Where a line contains the string "matplotlib", copy that line.

========================

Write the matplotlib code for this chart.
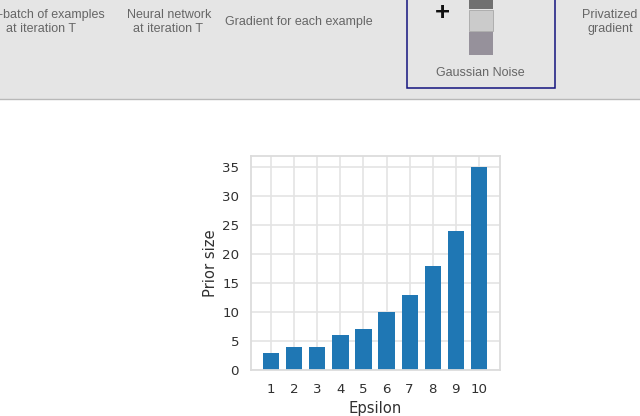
import matplotlib
matplotlib.use("Agg")
import matplotlib.pyplot as plt
from matplotlib.patches import Rectangle

epsilon = [1, 2, 3, 4, 5, 6, 7, 8, 9, 10]
prior_size = [3, 4, 4, 6, 7, 10, 13, 18, 24, 35]
yticks = [0, 5, 10, 15, 20, 25, 30, 35]

W, H = 640, 416
fig = plt.figure(figsize=(W / 100, H / 100), dpi=100, facecolor="white")

# full-figure overlay in pixel coordinates
bg = fig.add_axes([0, 0, 1, 1])
bg.set_xlim(0, W)
bg.set_ylim(H, 0)
bg.axis("off")
bg.add_patch(Rectangle((0, 0), W, 98.5, fc="#e5e5e5", ec="none"))
bg.plot([0, W], [99, 99], color="#b8b8b8", lw=1.0)
bg.add_patch(Rectangle((407, -5), 148, 93, fc="none", ec="#14147f", lw=1.1))
bg.add_patch(Rectangle((469, 0), 24, 9, fc="#707070", ec="none"))
bg.add_patch(Rectangle((469, 10), 24, 21, fc="#cbcbcb", ec="#a8a8a8", lw=0.6))
bg.add_patch(Rectangle((469, 31.5), 24, 23.5, fc="#96919b", ec="none"))

txt = dict(family="Liberation Sans", color="#666666", fontsize=9.0, va="center")
bg.text(105, 14.8, "-batch of examples", ha="right", clip_on=True, **txt)
bg.text(41, 29, "at iteration T", ha="center", **txt)
bg.text(169, 14.8, "Neural network", ha="center", **txt)
bg.text(168, 29, "at iteration T", ha="center", **txt)
bg.text(298.5, 22, "Gradient for each example", ha="center", **txt)
bg.text(480, 73, "Gaussian Noise", ha="center", **txt)
bg.text(610, 14.8, "Privatized", ha="center", **txt)
bg.text(610, 29, "gradient", ha="center", **txt)
bg.text(442, 13.2, "+", family="Liberation Sans", color="#111111", fontsize=18.5, fontweight="bold", ha="center", va="center")

# chart
ax = fig.add_axes([250.5 / W, 1 - 370 / H, 249.5 / W, 214 / H])
ax.set_axisbelow(True)
ax.bar(epsilon, prior_size, width=0.7, color="#1f77b4")
ax.set_xlim(0.1, 10.92)
ax.set_ylim(0, 36.96)
ax.set_xticks(epsilon)
ax.set_yticks(yticks)
ax.grid(True, color="#e4e4e4", lw=1.2)
for s in ax.spines.values():
    s.set_color("#dcdcdc")
    s.set_linewidth(1.3)
ax.tick_params(length=0, labelsize=9.6, labelcolor="#303030")
ax.tick_params(axis="x", pad=9.6)
ax.tick_params(axis="y", pad=8.2)
ax.set_xlabel("Epsilon", fontsize=10.6, color="#303030", labelpad=3.4)
ax.set_ylabel("Prior size", fontsize=10.6, color="#303030", labelpad=2.8)

fig.savefig("out.png", dpi=100)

========================

■ **In response**:
Write the matplotlib code for this chart.
import matplotlib
matplotlib.use("Agg")
import matplotlib.pyplot as plt
from matplotlib.patches import Rectangle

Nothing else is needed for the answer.